Saya berusaha meresapi obrolan Kakeuchi-san dan bertanya-tanya dalam hati. Sudahkan saya menjalankan amanah dengan baik? Hmm... Ada rasa sesal ketika mengingat, masih ada beberapa tanggung jawab yang terabaikan. Padahal saya seorang muslim. Dan tahu akan beratnya amanah.

***

Tanpa terasa kereta tiba di stasiun tujuan. Saya berpamitan sambil tak lupa mengucapkan terima kasih. Terima kasih atas obrolannya sepanjang perjananan. Dan juga terima kasih atas 'tegurannya' melalui sebuah pertanyaan tentang amanah.

Semoga, dari obrolan tersebut saya dapat ber-muhasabah. Berusaha menjadi seorang muslim Indonesia yang baik.

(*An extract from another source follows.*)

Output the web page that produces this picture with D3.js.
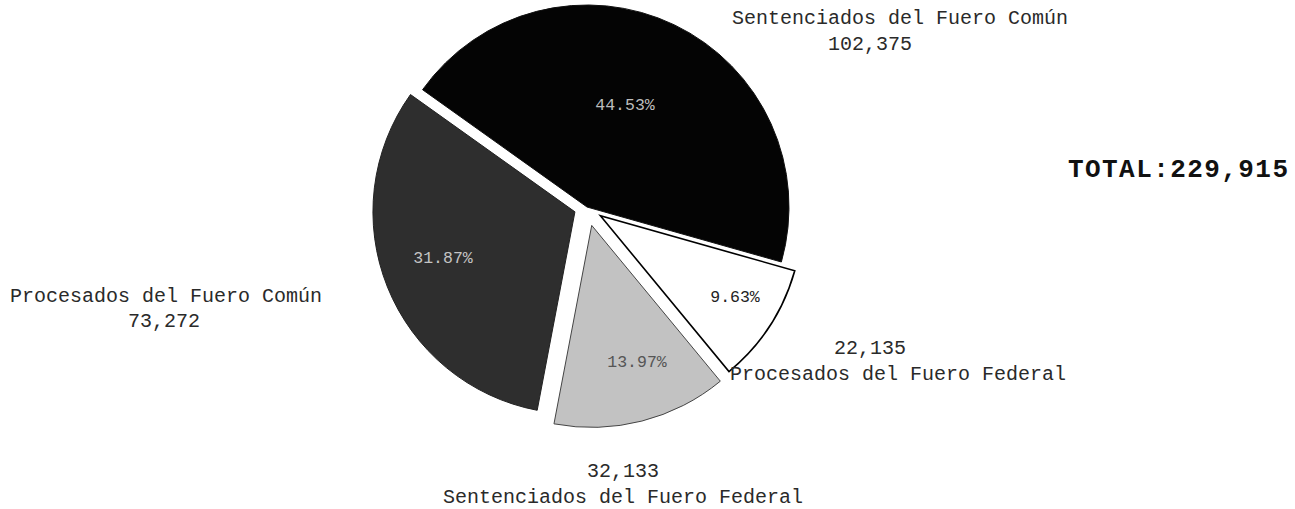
<!DOCTYPE html>
<html>
<head>
<meta charset="UTF-8">
<title></title>
<style>
    body { margin: 0; background: #fff; }
    svg { display: block; }
    text { font-family: "Courier New", "Liberation Mono", monospace; }
</style>
<script src="https://cdn.jsdelivr.net/npm/d3@7"></script>
</head>
<body>
<svg id="chart" width="1295" height="509"></svg>
<script>
    // data
    var categories = ['Sentenciados del Fuero Común', 'Procesados del Fuero Federal',
                      'Sentenciados del Fuero Federal', 'Procesados del Fuero Común'];
    var values = [102375, 22135, 32133, 73272];
    var percents = ['44.53%', '9.63%', '13.97%', '31.87%'];
    var totalLabel = 'TOTAL:229,915';

    var W = 1295, H = 509;
    var cx = 587, cy = 207, radius = 202;
    var startDeg = -54.5;

    var fills = ['#040404', '#ffffff', '#c2c2c2', '#2e2e2e'];
    var strokes = ['#111', '#000', '#444', '#222'];
    var pctColors = ['#bdbdbd', '#222', '#555', '#c4c4c4'];
    var explode = [0, 16, 19, 13];

    // layout of the text around the pie
    var pctPos = [[625, 110], [735, 302], [637, 367], [443, 263]];
    var namePos = [
        {name: [900, 24], value: [870, 50]},
        {name: [898, 380], value: [870, 354]},
        {name: [623, 503], value: [623, 477]},
        {name: [166, 302], value: [164, 327]}
    ];

    var svg = d3.select('#chart');
    var fmt = d3.format(',');

    var pie = d3.pie()
        .sort(null)
        .startAngle(startDeg * Math.PI / 180)
        .endAngle(startDeg * Math.PI / 180 + 2 * Math.PI)
        .value(function (d) { return d; });

    var arc = d3.arc().innerRadius(0).outerRadius(radius);

    var arcs = pie(values);

    var g = svg.append('g').attr('transform', 'translate(' + cx + ',' + cy + ')');

    g.selectAll('path')
        .data(arcs)
        .enter()
        .append('path')
        .attr('d', arc)
        .attr('fill', function (d, i) { return fills[i]; })
        .attr('stroke', function (d, i) { return strokes[i]; })
        .attr('stroke-width', function (d, i) { return i == 1 ? 1.6 : 1; })
        .attr('stroke-linejoin', 'miter')
        .attr('transform', function (d, i) {
            var a = (d.startAngle + d.endAngle) / 2;
            var dx = Math.sin(a) * explode[i], dy = -Math.cos(a) * explode[i];
            return 'translate(' + dx + ',' + dy + ')';
        });

    // percentages inside the slices
    svg.selectAll('text.pct')
        .data(arcs)
        .enter()
        .append('text')
        .attr('class', 'pct')
        .attr('x', function (d, i) { return pctPos[i][0]; })
        .attr('y', function (d, i) { return pctPos[i][1]; })
        .attr('text-anchor', 'middle')
        .attr('font-size', '16.5px')
        .attr('fill', function (d, i) { return pctColors[i]; })
        .text(function (d, i) { return percents[i]; });

    // category names and counts
    svg.selectAll('text.name')
        .data(categories)
        .enter()
        .append('text')
        .attr('class', 'name')
        .attr('x', function (d, i) { return namePos[i].name[0]; })
        .attr('y', function (d, i) { return namePos[i].name[1]; })
        .attr('text-anchor', 'middle')
        .attr('font-size', '20px')
        .attr('fill', '#2a2a2a')
        .text(function (d) { return d; });

    svg.selectAll('text.val')
        .data(values)
        .enter()
        .append('text')
        .attr('class', 'val')
        .attr('x', function (d, i) { return namePos[i].value[0]; })
        .attr('y', function (d, i) { return namePos[i].value[1]; })
        .attr('text-anchor', 'middle')
        .attr('font-size', '20px')
        .attr('fill', '#2a2a2a')
        .text(function (d) { return fmt(d); });

    svg.append('text')
        .attr('x', 1068)
        .attr('y', 177)
        .attr('font-size', '26px')
        .attr('font-weight', 'bold')
        .attr('fill', '#111')
        .attr('textLength', 220)
        .attr('lengthAdjust', 'spacing')
        .text(totalLabel);
</script>
</body>
</html>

Yang bisa dipercaya. Yang tidak mengecewakan orang-orang yang telah memberikan amanah. Hingga suatu saat, orang-orang di sekitar saya, termasuk orang Jepang akan berkata, "Saya suka Indonesia, saya suka Islam. Muslim Indonesia dapat dipercaya."

Insya Allah.

Catatan:
Hibiya Line = Salah satu jalur kereta api di daerah Tokyo, Jepang.